→ **Required work**
Output the material word for word. Leave each picture out.

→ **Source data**
** Begin **

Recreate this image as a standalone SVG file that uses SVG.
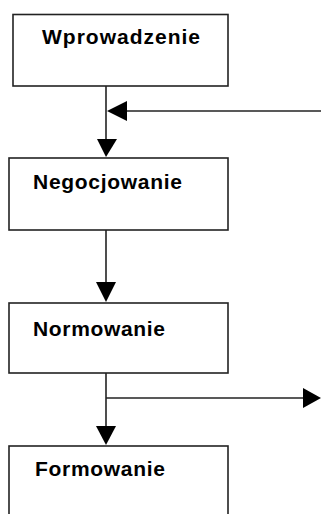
<svg xmlns="http://www.w3.org/2000/svg" width="321" height="514" viewBox="0 0 321 514">
<style>
.box{fill:#fff;stroke:#222;stroke-width:1.6}
.lbl{font-family:"Liberation Sans",Arial,sans-serif;font-weight:bold;font-size:21px;fill:#000}
.ln{stroke:#222;stroke-width:1.6;fill:none}
.ah{fill:#000;stroke:none}
</style>
<rect width="321" height="514" fill="#fff"/>
<g id="node-wprowadzenie">
<rect class="box" x="13" y="14.5" width="215" height="71.5"/>
<text class="lbl" x="42" y="43.5" textLength="158" lengthAdjust="spacing">Wprowadzenie</text>
</g>
<g id="node-negocjowanie">
<rect class="box" x="9" y="158" width="219" height="72"/>
<text class="lbl" x="33" y="188.5" textLength="149" lengthAdjust="spacing">Negocjowanie</text>
</g>
<g id="node-normowanie">
<rect class="box" x="9" y="303" width="219" height="70"/>
<text class="lbl" x="33" y="336" textLength="132" lengthAdjust="spacing">Normowanie</text>
</g>
<g id="node-formowanie">
<rect class="box" x="9" y="446" width="219" height="80"/>
<text class="lbl" x="35" y="476" textLength="130" lengthAdjust="spacing">Formowanie</text>
</g>
<g id="connectors">
<line class="ln" x1="106" y1="86" x2="106" y2="140"/>
<polygon class="ah" points="97,139 117,139 106,157"/>
<line class="ln" x1="321" y1="111" x2="126" y2="111"/>
<polygon class="ah" points="127,101 127,121 107,111"/>
<line class="ln" x1="106" y1="230" x2="106" y2="284"/>
<polygon class="ah" points="96,282 116,282 106,302"/>
<line class="ln" x1="106" y1="373" x2="106" y2="428"/>
<polygon class="ah" points="96,426 116,426 106,445"/>
<line class="ln" x1="106" y1="398" x2="305" y2="398"/>
<polygon class="ah" points="303,388 303,408 321,398"/>
</g>
</svg>
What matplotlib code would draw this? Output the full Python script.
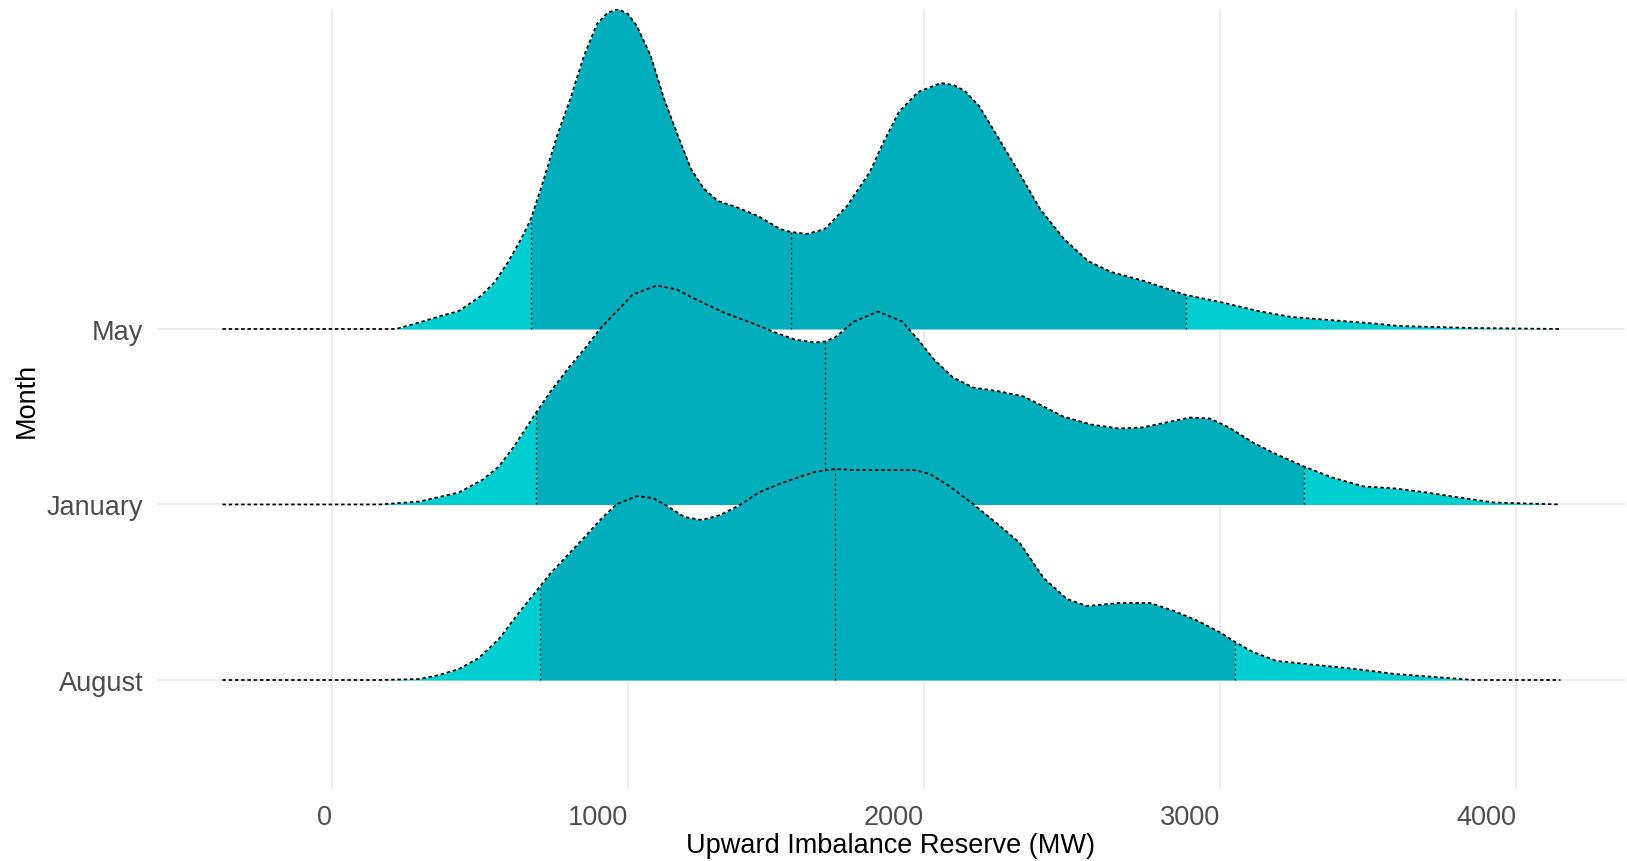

** End **

→ **Result for this exercise**
Recreate this image as a standalone SVG file that uses SVG.
<svg xmlns="http://www.w3.org/2000/svg" width="321" height="514" viewBox="0 0 321 514">
<style>
.box{fill:#fff;stroke:#222;stroke-width:1.6}
.lbl{font-family:"Liberation Sans",Arial,sans-serif;font-weight:bold;font-size:21px;fill:#000}
.ln{stroke:#222;stroke-width:1.6;fill:none}
.ah{fill:#000;stroke:none}
</style>
<rect width="321" height="514" fill="#fff"/>
<g id="node-wprowadzenie">
<rect class="box" x="13" y="14.5" width="215" height="71.5"/>
<text class="lbl" x="42" y="43.5" textLength="158" lengthAdjust="spacing">Wprowadzenie</text>
</g>
<g id="node-negocjowanie">
<rect class="box" x="9" y="158" width="219" height="72"/>
<text class="lbl" x="33" y="188.5" textLength="149" lengthAdjust="spacing">Negocjowanie</text>
</g>
<g id="node-normowanie">
<rect class="box" x="9" y="303" width="219" height="70"/>
<text class="lbl" x="33" y="336" textLength="132" lengthAdjust="spacing">Normowanie</text>
</g>
<g id="node-formowanie">
<rect class="box" x="9" y="446" width="219" height="80"/>
<text class="lbl" x="35" y="476" textLength="130" lengthAdjust="spacing">Formowanie</text>
</g>
<g id="connectors">
<line class="ln" x1="106" y1="86" x2="106" y2="140"/>
<polygon class="ah" points="97,139 117,139 106,157"/>
<line class="ln" x1="321" y1="111" x2="126" y2="111"/>
<polygon class="ah" points="127,101 127,121 107,111"/>
<line class="ln" x1="106" y1="230" x2="106" y2="284"/>
<polygon class="ah" points="96,282 116,282 106,302"/>
<line class="ln" x1="106" y1="373" x2="106" y2="428"/>
<polygon class="ah" points="96,426 116,426 106,445"/>
<line class="ln" x1="106" y1="398" x2="305" y2="398"/>
<polygon class="ah" points="303,388 303,408 321,398"/>
</g>
</svg>
What matplotlib code would draw this? Output the full Python script.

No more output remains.